Finance and Corporate Affairs Minister Nirmala Sitharaman said the government has brought in all the provisions of the ordinance and has also added new amendments in the bill.
Parliament on Tuesday approved the Companies (Amendment) Bill which seeks to tighten CSR norms and ensure stricter action for non-compliance of the company law regulations. The legislation was passed in the Rajya Sabha with voice vote. Lok Sabha had passed the bill on July 26. Finance and Corporate Affairs Minister Nirmala Sitharaman said the government has brought in all the provisions of the ordinance and has also added new amendments in the bill.
A key change in the bill pertains to Corporate Social Responsibility (CSR) spending, wherein companies would have to mandatorily keep unspent money in a special account. Under the Act, companies earning profit of over Rs 5 crore, turnover of Rs 100 crore or networth of more than Rs 500 crore are required to shell out at least two per cent of their three-year annual average net profit towards CSR activities.

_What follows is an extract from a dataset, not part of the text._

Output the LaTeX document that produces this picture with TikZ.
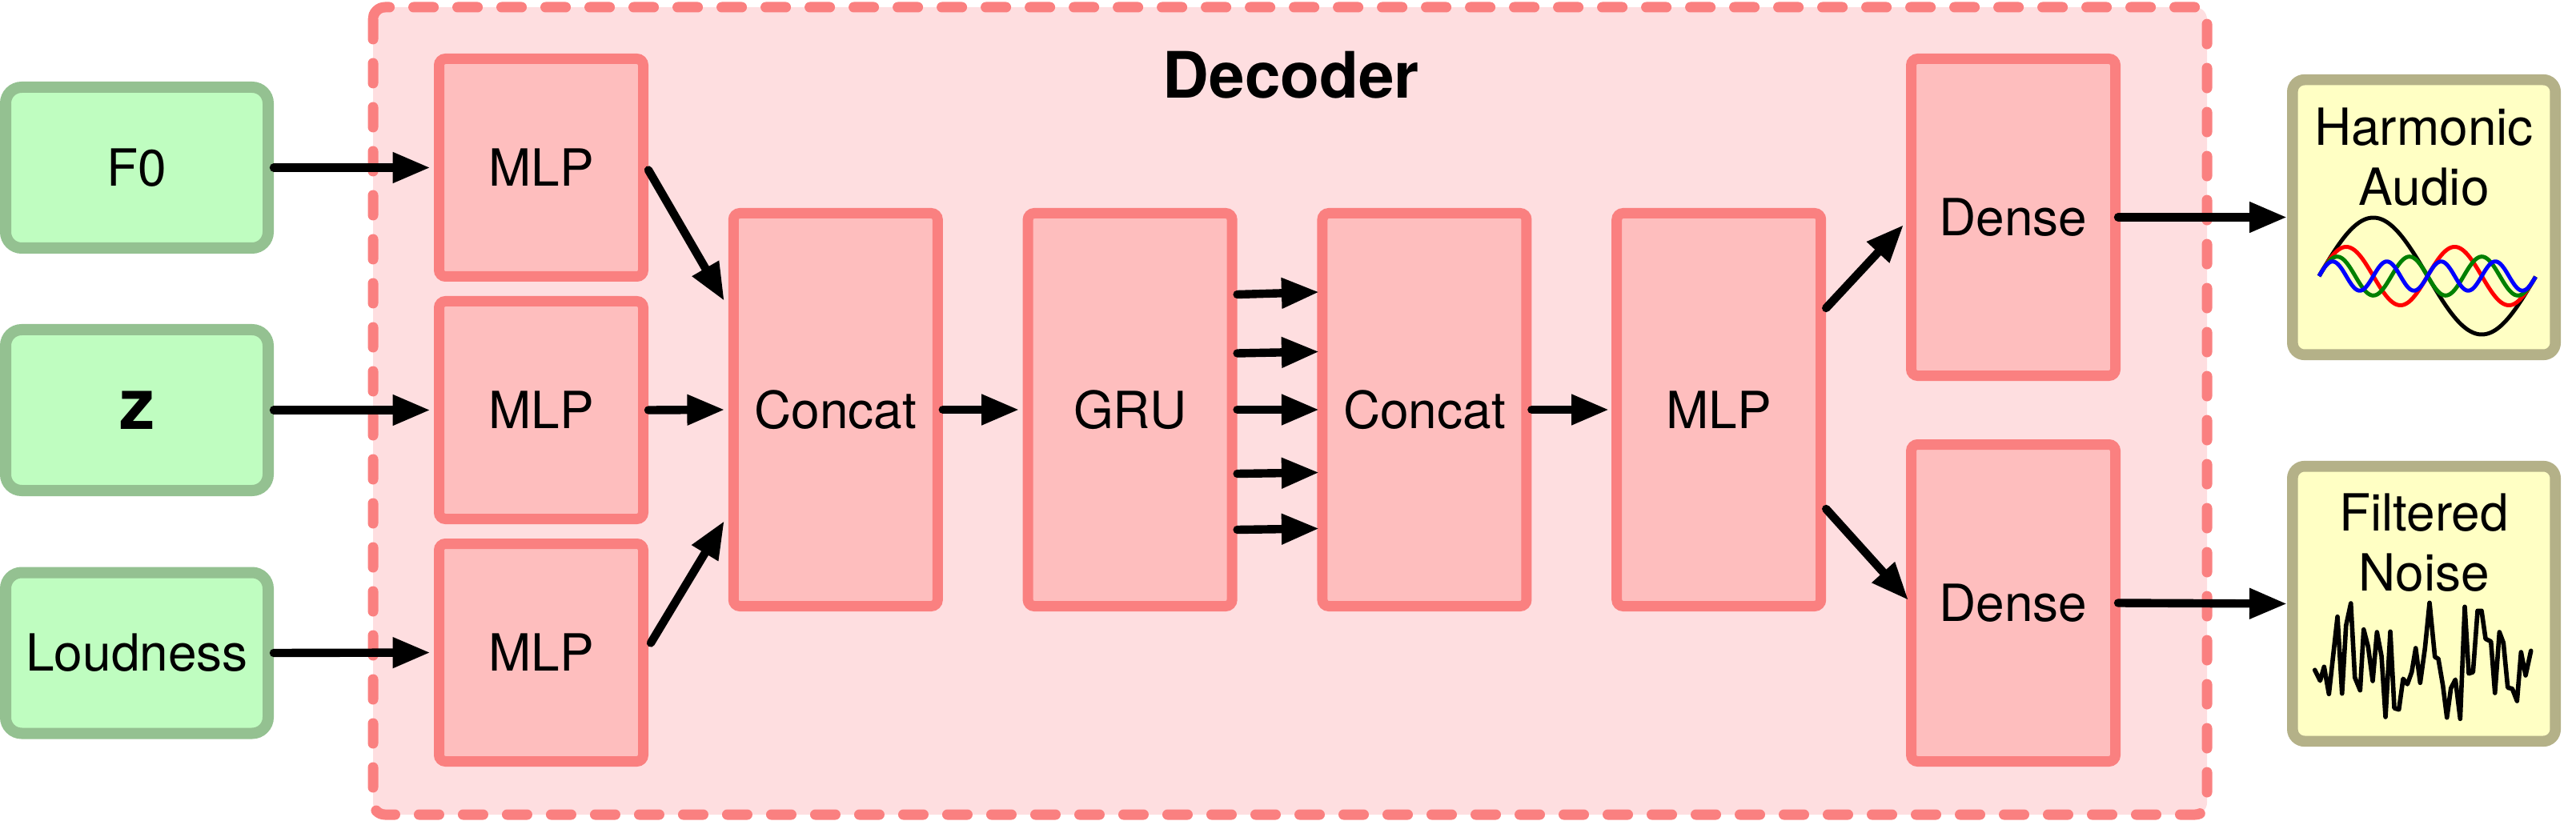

The bill empowers the Registrar of Companies (ROC) to initiate action for removal of the name of the company from Register of companies if it is not carrying on any business or operation in according with the company law. Among other things, the bill also provides for re-categorisation of 16 minor offences as purely civil defaults and transferring of functions with regard to dealing with applications for change of financial year to Central government.
It also provides for shifting of powers for conversion from public to private companies from NCLT to the central government, as well as more clarity with respect to certain powers of the National Financial Reporting Authority (NFRA).